In order to include a diverse group of women in ARCHIVE nominations from the public will be accepted until December 31, 2020 (a nod to 100 years of time since some women in Canada earned the right to vote).

Nominations can be done by submitting a name, photo, memory or piece of writing to www.100women100yearsart.com. Among those who have been submitted are career women, scientists, doctors, inventors, athletes, artists, teachers, actresses, nurses, writers, activists, grandmothers, mothers, sisters, aunts, and friends spread across diverse cultures and experiences. Dalton and Piercy have personally nominated women to ARCHIVE from their own lives and research. For the artists, it has been an incredible process of discovery.The two hope for an even wider response to the theme of female honour and remembrance during the second phase of 100WOMEN100YEARS – Looking Forward.

Watch our Artist Talk with Liz Rae Dalton and Kathy Piercy.  

100WOMEN100YEARS was on display in the State of Flux Gallery from September 12, 2020 to October 31, 2020.

About the Artists

Kathy Piercy, Liz Rae Dalton
 

100WOMEN100YEARS ARCHIVE, in collaboration with Liz Rae Dalton, began as a process of reading and preserving found newspapers from the 1920’s.

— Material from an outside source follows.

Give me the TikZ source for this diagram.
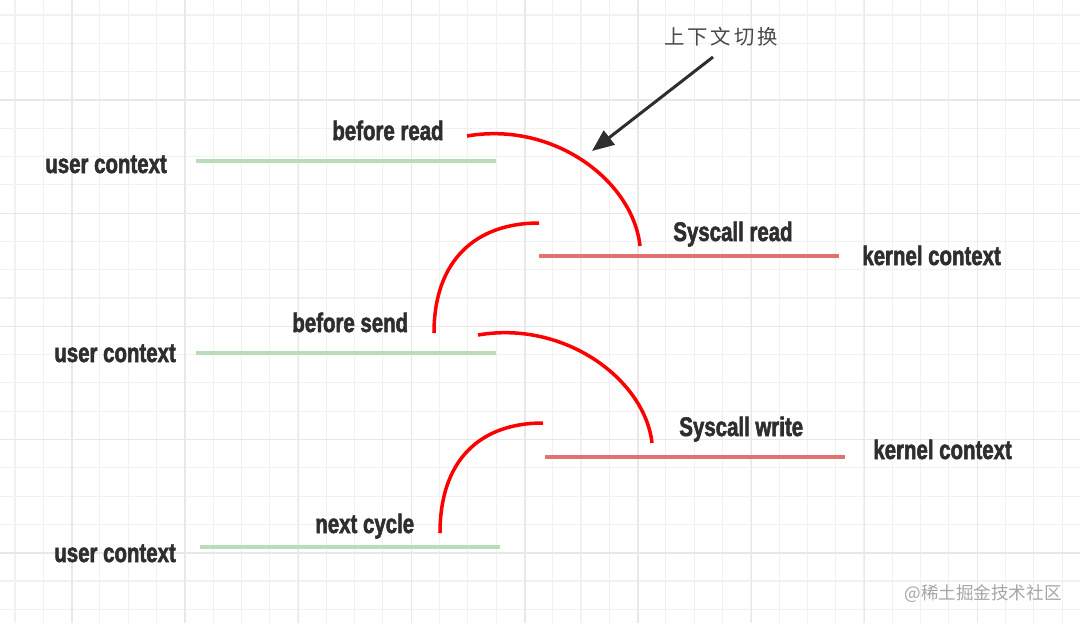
\documentclass[tikz,border=0pt]{standalone}
\usepackage{fontspec}
\setmainfont{Liberation Sans}
\newfontfamily\labfont{Liberation Sans Bold}[FakeStretch=0.76,FakeBold=2]
\newfontfamily\cjk{Noto Sans CJK SC}
\usetikzlibrary{arrows.meta}
\definecolor{txt}{HTML}{2E2E2E}
\definecolor{ugreen}{HTML}{B9DDB9}
\definecolor{kred}{HTML}{E07272}
\definecolor{gminor}{HTML}{F1F1F1}
\definecolor{gmajor}{HTML}{E8E8E8}
\definecolor{notegray}{HTML}{4A4A4A}
\definecolor{wmgray}{HTML}{A6A6A6}
\tikzset{
  lab/.style={font=\labfont\fontsize{15.3pt}{18pt}\selectfont, text=txt, inner sep=0pt, anchor=base west},
  ulinestyle/.style={draw=ugreen, line width=1.8pt},
  klinestyle/.style={draw=kred, line width=2pt},
  swstyle/.style={draw=red, line width=2pt},
  gridminor/.style={draw=gminor, line width=0.6pt},
  gridmajor/.style={draw=gmajor, line width=0.8pt},
}
\begin{document}
\begin{tikzpicture}[x=0.02cm,y=-0.02cm]
\fill[white] (0,0) rectangle (1080,623);
\useasboundingbox (0,0) rectangle (1080,623);
% grid
\foreach \k in {0,...,37} \draw[gridminor] ({15+28.3*\k},0) -- ({15+28.3*\k},623);
\foreach \k in {0,...,21} \draw[gridminor] (0,{15+28.3*\k}) -- (1080,{15+28.3*\k});
\foreach \k in {0,...,8} \draw[gridmajor] ({72+113.2*\k},0) -- ({72+113.2*\k},623);
\foreach \k in {0,...,4} \draw[gridmajor] (0,{100+113.2*\k}) -- (1080,{100+113.2*\k});

% labels
\node[lab] (u1) at (45,173) {user context};
\node[lab] (u2) at (54,362) {user context};
\node[lab] (u3) at (54,562) {user context};
\node[lab] (br) at (332,140) {before read};
\node[lab] (bs) at (292,332) {before send};
\node[lab] (nc) at (315,533) {next cycle};
\node[lab] (sr) at (673,241) {Syscall read};
\node[lab] (swr) at (679,436) {Syscall write};
\node[lab] (k1) at (862,265) {kernel context};
\node[lab] (k2) at (873,459) {kernel context};

% context lines
\coordinate (g1a) at (196,161); \coordinate (g1b) at (496,161);
\coordinate (g2a) at (196,353); \coordinate (g2b) at (496,353);
\coordinate (g3a) at (200,547); \coordinate (g3b) at (500,547);
\coordinate (k1a) at (539,256); \coordinate (k1b) at (839,256);
\coordinate (k2a) at (545,457); \coordinate (k2b) at (845,457);
\draw[ulinestyle] (g1a) -- (g1b);
\draw[ulinestyle] (g2a) -- (g2b);
\draw[ulinestyle] (g3a) -- (g3b);
\draw[klinestyle] (k1a) -- (k1b);
\draw[klinestyle] (k2a) -- (k2b);

% switch arcs
\coordinate (a1s) at (467,136); \coordinate (a1e) at (640,246);
\coordinate (a2s) at (434,333); \coordinate (a2e) at (539,223);
\coordinate (a3s) at (478,335); \coordinate (a3e) at (652,443);
\coordinate (a4s) at (440,533); \coordinate (a4e) at (543,423);
\draw[swstyle] (a1s) .. controls (554,121) and (633,181) .. (a1e);
\draw[swstyle] (a2s) .. controls (434,260) and (476,223) .. (a2e);
\draw[swstyle] (a3s) .. controls (565,320) and (645,380) .. (a3e);
\draw[swstyle] (a4s) .. controls (440,460) and (480,423) .. (a4e);

% annotation
\node[font=\cjk\fontsize{11.6pt}{14pt}\selectfont\addfontfeature{LetterSpace=14}, text=notegray, inner sep=0pt] (note) at (721,37) {上下文切换};
\coordinate (nstart) at (713,57);
\coordinate (ntip) at (592,151);
\draw[draw=txt, line width=1.7pt, -{Triangle[length=12.5pt,width=10pt]}] (nstart) -- (ntip);

% watermark
\node[font=\cjk\fontsize{10pt}{12pt}\selectfont, text=wmgray, inner sep=0pt, anchor=east] (wm) at (1062,594) {@稀土掘金技术社区};
\end{tikzpicture}
\end{document}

As Dalton and Piercy reflected upon the struggles of women in the past, the influences these struggles posed, and how they were overcome, or not — they noticed how empowerment was often concealed, or if revealed at all, encoded. Historically powerful women are not openly declared as such and often, remain today unnamed. They also note that not all women progressed with the same degree of legal rights, civic agency, and personal empowerment and ask why women with diverse backgrounds were often excluded from this narrative. With ARCHIVE, they ask how these narratives have changed today in the current climate of redress and what has remained the same. The pair feels that the question “how far have we come?” is not for them to answer, but to put forth for women of today so that further perspective on the subject can be added.

Kathy Piercy is a multidisciplinary artist (H.BFA and B.Ed. from Queen’s University) with a practice that includes painting, sculpture, photography and installation. Her themes and areas of exploration relate to grief as a transformative agent and the complexity of touch as society grapples with the ever-changing human/nonhuman entanglements with technology. Piercy’s background as a radioisotope technician, fashion designer, Chinese brushwork painter and visual arts educator has informed her technique and openness to a range of media.

Liz Rae Dalton (BFA (Hons.) B Ed.) maintains a studio on an island near Kingston, Ontario, Canada with an art practice developed through teaching, creating and exhibiting. Her environmental concerns, paired with her interest in female equality and women’s stories provide impetus for her current work. Life on the water surrounded by nature makes her a direct witness to climate change. High water, disappearing winter ice, escalating temperatures, algae booms, and species survival are explored in mixed media 2d and 3d installations. Tools and materials poetically suggest themes to the viewer….torches, charring, carving, hot molten beeswax encaustic paint, found materials and shoreline wood become her vocabulary to speak to the viewer about our warming earth. Liz Rae Dalton’s art has been appreciated, collected and exhibited in Canada and the USA.